Work instructions – Below is a block of records; return all of them exactly, but without the images.

Listing –

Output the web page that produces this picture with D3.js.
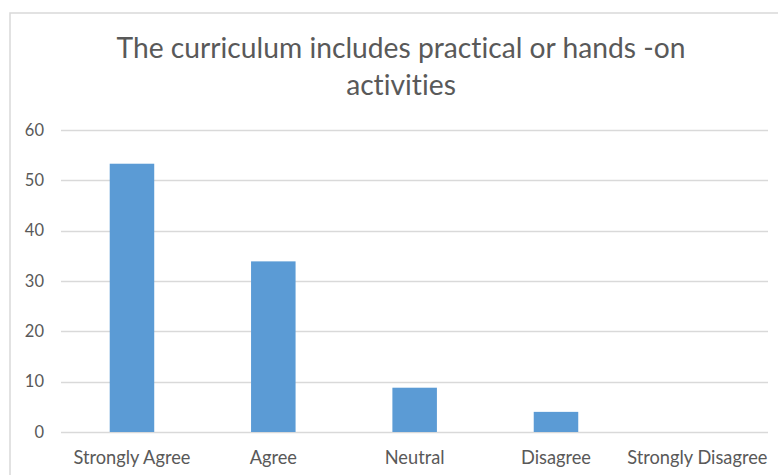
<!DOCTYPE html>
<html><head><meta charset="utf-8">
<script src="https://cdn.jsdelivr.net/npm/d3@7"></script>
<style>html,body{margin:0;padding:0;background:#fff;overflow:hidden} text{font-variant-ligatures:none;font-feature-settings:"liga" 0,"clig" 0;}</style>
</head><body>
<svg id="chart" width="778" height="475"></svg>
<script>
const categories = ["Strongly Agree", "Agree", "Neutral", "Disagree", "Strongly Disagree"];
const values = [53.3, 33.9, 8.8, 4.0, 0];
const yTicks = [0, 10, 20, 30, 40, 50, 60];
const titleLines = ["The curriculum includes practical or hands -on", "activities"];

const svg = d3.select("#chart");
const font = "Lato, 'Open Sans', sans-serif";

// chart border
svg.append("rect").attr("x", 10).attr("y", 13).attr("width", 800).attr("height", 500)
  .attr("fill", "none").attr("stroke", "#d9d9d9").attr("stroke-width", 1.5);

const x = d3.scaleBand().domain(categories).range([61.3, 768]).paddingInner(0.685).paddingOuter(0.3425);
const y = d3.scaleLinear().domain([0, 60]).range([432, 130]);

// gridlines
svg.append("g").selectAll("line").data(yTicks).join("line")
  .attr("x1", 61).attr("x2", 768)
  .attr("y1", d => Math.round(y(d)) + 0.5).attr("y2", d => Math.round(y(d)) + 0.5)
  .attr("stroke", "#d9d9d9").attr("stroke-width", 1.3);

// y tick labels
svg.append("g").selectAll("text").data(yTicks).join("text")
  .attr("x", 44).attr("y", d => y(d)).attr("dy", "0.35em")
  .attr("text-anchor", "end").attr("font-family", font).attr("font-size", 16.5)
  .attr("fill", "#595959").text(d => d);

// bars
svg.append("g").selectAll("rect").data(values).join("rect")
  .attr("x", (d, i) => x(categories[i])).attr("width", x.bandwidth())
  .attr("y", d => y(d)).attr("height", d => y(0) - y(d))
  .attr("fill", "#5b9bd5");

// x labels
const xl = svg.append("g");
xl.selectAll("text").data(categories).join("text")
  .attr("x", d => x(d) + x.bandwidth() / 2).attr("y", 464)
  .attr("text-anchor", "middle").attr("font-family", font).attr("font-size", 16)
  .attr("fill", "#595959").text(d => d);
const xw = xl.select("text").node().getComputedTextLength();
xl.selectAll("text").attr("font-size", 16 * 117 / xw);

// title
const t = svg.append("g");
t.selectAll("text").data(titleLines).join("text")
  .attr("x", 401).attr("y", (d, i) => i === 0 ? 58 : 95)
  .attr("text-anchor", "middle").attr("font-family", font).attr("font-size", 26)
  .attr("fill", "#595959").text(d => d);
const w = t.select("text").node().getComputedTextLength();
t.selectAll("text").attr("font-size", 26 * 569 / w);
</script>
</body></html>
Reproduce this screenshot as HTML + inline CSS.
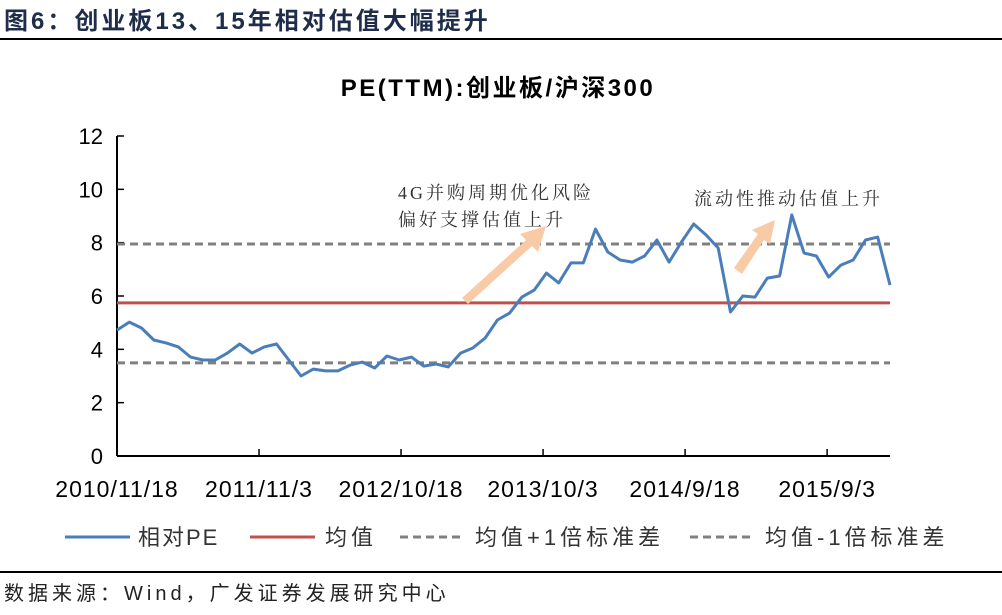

Task solution –
Output the web page that produces this picture with D3.js.
<!DOCTYPE html>
<html><head><meta charset="utf-8">
<script src="https://cdn.jsdelivr.net/npm/d3@7"></script>
<style>html,body{margin:0;padding:0;background:#fff;overflow:hidden} text{font-variant-ligatures:none;font-feature-settings:"liga" 0,"clig" 0;}</style>
</head><body>
<svg id="chart" width="778" height="475"></svg>
<script>
const categories = ["Strongly Agree", "Agree", "Neutral", "Disagree", "Strongly Disagree"];
const values = [53.3, 33.9, 8.8, 4.0, 0];
const yTicks = [0, 10, 20, 30, 40, 50, 60];
const titleLines = ["The curriculum includes practical or hands -on", "activities"];

const svg = d3.select("#chart");
const font = "Lato, 'Open Sans', sans-serif";

// chart border
svg.append("rect").attr("x", 10).attr("y", 13).attr("width", 800).attr("height", 500)
  .attr("fill", "none").attr("stroke", "#d9d9d9").attr("stroke-width", 1.5);

const x = d3.scaleBand().domain(categories).range([61.3, 768]).paddingInner(0.685).paddingOuter(0.3425);
const y = d3.scaleLinear().domain([0, 60]).range([432, 130]);

// gridlines
svg.append("g").selectAll("line").data(yTicks).join("line")
  .attr("x1", 61).attr("x2", 768)
  .attr("y1", d => Math.round(y(d)) + 0.5).attr("y2", d => Math.round(y(d)) + 0.5)
  .attr("stroke", "#d9d9d9").attr("stroke-width", 1.3);

// y tick labels
svg.append("g").selectAll("text").data(yTicks).join("text")
  .attr("x", 44).attr("y", d => y(d)).attr("dy", "0.35em")
  .attr("text-anchor", "end").attr("font-family", font).attr("font-size", 16.5)
  .attr("fill", "#595959").text(d => d);

// bars
svg.append("g").selectAll("rect").data(values).join("rect")
  .attr("x", (d, i) => x(categories[i])).attr("width", x.bandwidth())
  .attr("y", d => y(d)).attr("height", d => y(0) - y(d))
  .attr("fill", "#5b9bd5");

// x labels
const xl = svg.append("g");
xl.selectAll("text").data(categories).join("text")
  .attr("x", d => x(d) + x.bandwidth() / 2).attr("y", 464)
  .attr("text-anchor", "middle").attr("font-family", font).attr("font-size", 16)
  .attr("fill", "#595959").text(d => d);
const xw = xl.select("text").node().getComputedTextLength();
xl.selectAll("text").attr("font-size", 16 * 117 / xw);

// title
const t = svg.append("g");
t.selectAll("text").data(titleLines).join("text")
  .attr("x", 401).attr("y", (d, i) => i === 0 ? 58 : 95)
  .attr("text-anchor", "middle").attr("font-family", font).attr("font-size", 26)
  .attr("fill", "#595959").text(d => d);
const w = t.select("text").node().getComputedTextLength();
t.selectAll("text").attr("font-size", 26 * 569 / w);
</script>
</body></html>
Reproduce this screenshot as HTML + inline CSS.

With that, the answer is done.